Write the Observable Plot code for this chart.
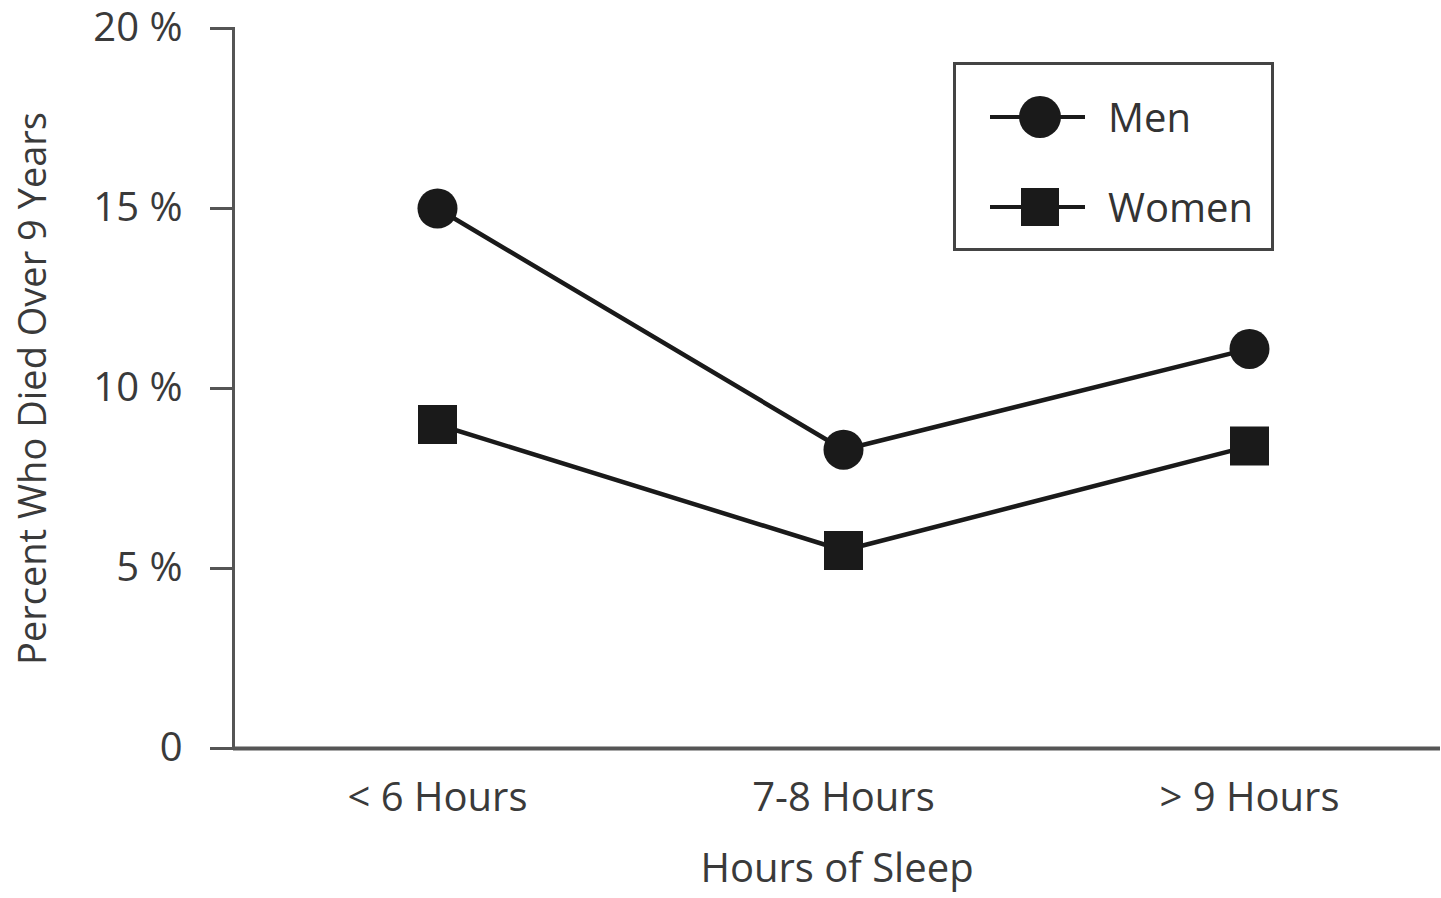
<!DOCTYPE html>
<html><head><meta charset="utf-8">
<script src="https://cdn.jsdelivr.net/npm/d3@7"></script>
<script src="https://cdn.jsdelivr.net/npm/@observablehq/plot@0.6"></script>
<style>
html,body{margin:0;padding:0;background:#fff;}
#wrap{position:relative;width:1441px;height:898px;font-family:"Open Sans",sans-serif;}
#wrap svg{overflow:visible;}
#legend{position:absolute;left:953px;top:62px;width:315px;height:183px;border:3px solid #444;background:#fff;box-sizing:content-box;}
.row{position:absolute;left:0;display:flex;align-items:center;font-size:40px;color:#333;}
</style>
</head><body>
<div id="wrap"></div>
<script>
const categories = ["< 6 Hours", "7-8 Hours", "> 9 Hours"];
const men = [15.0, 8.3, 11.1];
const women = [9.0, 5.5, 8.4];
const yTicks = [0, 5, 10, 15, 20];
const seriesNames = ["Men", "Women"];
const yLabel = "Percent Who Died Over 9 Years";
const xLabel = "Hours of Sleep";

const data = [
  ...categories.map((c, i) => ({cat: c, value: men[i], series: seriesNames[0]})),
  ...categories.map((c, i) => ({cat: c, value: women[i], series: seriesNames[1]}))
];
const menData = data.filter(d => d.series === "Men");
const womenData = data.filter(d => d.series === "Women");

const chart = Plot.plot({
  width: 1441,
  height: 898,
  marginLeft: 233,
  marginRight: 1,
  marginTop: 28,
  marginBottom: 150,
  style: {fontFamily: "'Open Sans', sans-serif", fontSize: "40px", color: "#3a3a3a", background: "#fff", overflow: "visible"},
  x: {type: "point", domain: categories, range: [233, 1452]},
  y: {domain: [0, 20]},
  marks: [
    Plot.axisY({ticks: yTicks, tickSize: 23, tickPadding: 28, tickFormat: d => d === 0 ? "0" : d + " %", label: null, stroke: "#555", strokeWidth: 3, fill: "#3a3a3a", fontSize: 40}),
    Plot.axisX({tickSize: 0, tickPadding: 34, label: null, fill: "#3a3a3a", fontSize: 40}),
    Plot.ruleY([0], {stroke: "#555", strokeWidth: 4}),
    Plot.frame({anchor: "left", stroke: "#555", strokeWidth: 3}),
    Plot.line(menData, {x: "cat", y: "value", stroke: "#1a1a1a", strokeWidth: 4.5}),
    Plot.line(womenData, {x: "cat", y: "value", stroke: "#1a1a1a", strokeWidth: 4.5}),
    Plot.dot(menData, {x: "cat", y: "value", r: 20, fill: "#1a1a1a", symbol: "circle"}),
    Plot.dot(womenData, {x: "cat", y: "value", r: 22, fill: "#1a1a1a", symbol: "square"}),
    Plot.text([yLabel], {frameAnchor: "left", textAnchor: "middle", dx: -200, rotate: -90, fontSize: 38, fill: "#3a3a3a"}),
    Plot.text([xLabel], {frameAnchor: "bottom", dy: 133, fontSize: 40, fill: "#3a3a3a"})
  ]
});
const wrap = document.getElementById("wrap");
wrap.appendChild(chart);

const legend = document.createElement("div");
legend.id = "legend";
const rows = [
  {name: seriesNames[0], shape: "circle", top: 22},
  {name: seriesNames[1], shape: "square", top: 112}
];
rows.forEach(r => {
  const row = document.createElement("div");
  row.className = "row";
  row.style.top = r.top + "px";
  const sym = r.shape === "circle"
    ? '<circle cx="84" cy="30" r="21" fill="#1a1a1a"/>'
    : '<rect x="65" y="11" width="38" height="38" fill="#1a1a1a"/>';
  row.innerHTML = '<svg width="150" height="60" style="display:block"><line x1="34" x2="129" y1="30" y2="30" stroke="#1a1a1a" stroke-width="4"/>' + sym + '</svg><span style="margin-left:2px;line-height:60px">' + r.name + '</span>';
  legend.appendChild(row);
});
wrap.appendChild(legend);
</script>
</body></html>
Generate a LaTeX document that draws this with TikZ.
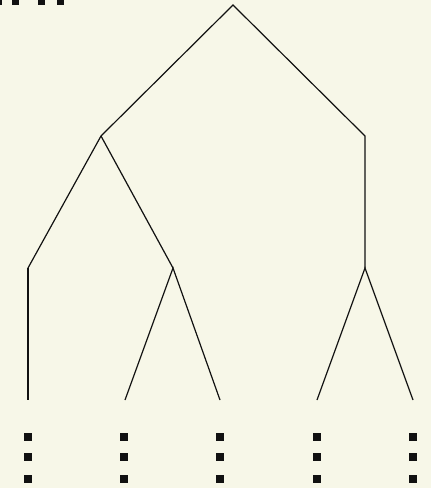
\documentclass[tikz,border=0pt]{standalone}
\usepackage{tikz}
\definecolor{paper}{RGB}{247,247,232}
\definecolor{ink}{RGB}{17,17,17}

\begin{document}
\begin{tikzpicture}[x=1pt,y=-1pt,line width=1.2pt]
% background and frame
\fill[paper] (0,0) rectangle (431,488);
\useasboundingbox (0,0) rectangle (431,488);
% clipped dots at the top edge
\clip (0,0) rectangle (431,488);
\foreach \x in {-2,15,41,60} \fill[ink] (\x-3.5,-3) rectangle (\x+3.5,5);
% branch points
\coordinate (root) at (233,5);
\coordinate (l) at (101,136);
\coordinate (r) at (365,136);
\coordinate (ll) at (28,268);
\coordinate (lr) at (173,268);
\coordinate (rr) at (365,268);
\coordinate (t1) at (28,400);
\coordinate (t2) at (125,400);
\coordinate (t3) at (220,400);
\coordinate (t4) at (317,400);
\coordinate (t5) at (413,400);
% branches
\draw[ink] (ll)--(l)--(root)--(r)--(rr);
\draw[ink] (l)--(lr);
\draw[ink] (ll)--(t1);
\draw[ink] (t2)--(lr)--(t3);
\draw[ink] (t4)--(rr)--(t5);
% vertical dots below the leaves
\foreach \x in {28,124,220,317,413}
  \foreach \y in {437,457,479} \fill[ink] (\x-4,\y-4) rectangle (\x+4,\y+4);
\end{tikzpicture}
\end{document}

===

# [INSTRUCTIONS FOR THE TASK]
Pictures excluded, quote all the data above exactly.

# [REPLY TO THE TASK]
Write the Observable Plot code for this chart.
<!DOCTYPE html>
<html><head><meta charset="utf-8">
<script src="https://cdn.jsdelivr.net/npm/d3@7"></script>
<script src="https://cdn.jsdelivr.net/npm/@observablehq/plot@0.6"></script>
<style>
html,body{margin:0;padding:0;background:#fff;}
#wrap{position:relative;width:1441px;height:898px;font-family:"Open Sans",sans-serif;}
#wrap svg{overflow:visible;}
#legend{position:absolute;left:953px;top:62px;width:315px;height:183px;border:3px solid #444;background:#fff;box-sizing:content-box;}
.row{position:absolute;left:0;display:flex;align-items:center;font-size:40px;color:#333;}
</style>
</head><body>
<div id="wrap"></div>
<script>
const categories = ["< 6 Hours", "7-8 Hours", "> 9 Hours"];
const men = [15.0, 8.3, 11.1];
const women = [9.0, 5.5, 8.4];
const yTicks = [0, 5, 10, 15, 20];
const seriesNames = ["Men", "Women"];
const yLabel = "Percent Who Died Over 9 Years";
const xLabel = "Hours of Sleep";

const data = [
  ...categories.map((c, i) => ({cat: c, value: men[i], series: seriesNames[0]})),
  ...categories.map((c, i) => ({cat: c, value: women[i], series: seriesNames[1]}))
];
const menData = data.filter(d => d.series === "Men");
const womenData = data.filter(d => d.series === "Women");

const chart = Plot.plot({
  width: 1441,
  height: 898,
  marginLeft: 233,
  marginRight: 1,
  marginTop: 28,
  marginBottom: 150,
  style: {fontFamily: "'Open Sans', sans-serif", fontSize: "40px", color: "#3a3a3a", background: "#fff", overflow: "visible"},
  x: {type: "point", domain: categories, range: [233, 1452]},
  y: {domain: [0, 20]},
  marks: [
    Plot.axisY({ticks: yTicks, tickSize: 23, tickPadding: 28, tickFormat: d => d === 0 ? "0" : d + " %", label: null, stroke: "#555", strokeWidth: 3, fill: "#3a3a3a", fontSize: 40}),
    Plot.axisX({tickSize: 0, tickPadding: 34, label: null, fill: "#3a3a3a", fontSize: 40}),
    Plot.ruleY([0], {stroke: "#555", strokeWidth: 4}),
    Plot.frame({anchor: "left", stroke: "#555", strokeWidth: 3}),
    Plot.line(menData, {x: "cat", y: "value", stroke: "#1a1a1a", strokeWidth: 4.5}),
    Plot.line(womenData, {x: "cat", y: "value", stroke: "#1a1a1a", strokeWidth: 4.5}),
    Plot.dot(menData, {x: "cat", y: "value", r: 20, fill: "#1a1a1a", symbol: "circle"}),
    Plot.dot(womenData, {x: "cat", y: "value", r: 22, fill: "#1a1a1a", symbol: "square"}),
    Plot.text([yLabel], {frameAnchor: "left", textAnchor: "middle", dx: -200, rotate: -90, fontSize: 38, fill: "#3a3a3a"}),
    Plot.text([xLabel], {frameAnchor: "bottom", dy: 133, fontSize: 40, fill: "#3a3a3a"})
  ]
});
const wrap = document.getElementById("wrap");
wrap.appendChild(chart);

const legend = document.createElement("div");
legend.id = "legend";
const rows = [
  {name: seriesNames[0], shape: "circle", top: 22},
  {name: seriesNames[1], shape: "square", top: 112}
];
rows.forEach(r => {
  const row = document.createElement("div");
  row.className = "row";
  row.style.top = r.top + "px";
  const sym = r.shape === "circle"
    ? '<circle cx="84" cy="30" r="21" fill="#1a1a1a"/>'
    : '<rect x="65" y="11" width="38" height="38" fill="#1a1a1a"/>';
  row.innerHTML = '<svg width="150" height="60" style="display:block"><line x1="34" x2="129" y1="30" y2="30" stroke="#1a1a1a" stroke-width="4"/>' + sym + '</svg><span style="margin-left:2px;line-height:60px">' + r.name + '</span>';
  legend.appendChild(row);
});
wrap.appendChild(legend);
</script>
</body></html>
Generate a LaTeX document that draws this with TikZ.
\documentclass[tikz,border=0pt]{standalone}
\usepackage{tikz}
\definecolor{paper}{RGB}{247,247,232}
\definecolor{ink}{RGB}{17,17,17}

\begin{document}
\begin{tikzpicture}[x=1pt,y=-1pt,line width=1.2pt]
% background and frame
\fill[paper] (0,0) rectangle (431,488);
\useasboundingbox (0,0) rectangle (431,488);
% clipped dots at the top edge
\clip (0,0) rectangle (431,488);
\foreach \x in {-2,15,41,60} \fill[ink] (\x-3.5,-3) rectangle (\x+3.5,5);
% branch points
\coordinate (root) at (233,5);
\coordinate (l) at (101,136);
\coordinate (r) at (365,136);
\coordinate (ll) at (28,268);
\coordinate (lr) at (173,268);
\coordinate (rr) at (365,268);
\coordinate (t1) at (28,400);
\coordinate (t2) at (125,400);
\coordinate (t3) at (220,400);
\coordinate (t4) at (317,400);
\coordinate (t5) at (413,400);
% branches
\draw[ink] (ll)--(l)--(root)--(r)--(rr);
\draw[ink] (l)--(lr);
\draw[ink] (ll)--(t1);
\draw[ink] (t2)--(lr)--(t3);
\draw[ink] (t4)--(rr)--(t5);
% vertical dots below the leaves
\foreach \x in {28,124,220,317,413}
  \foreach \y in {437,457,479} \fill[ink] (\x-4,\y-4) rectangle (\x+4,\y+4);
\end{tikzpicture}
\end{document}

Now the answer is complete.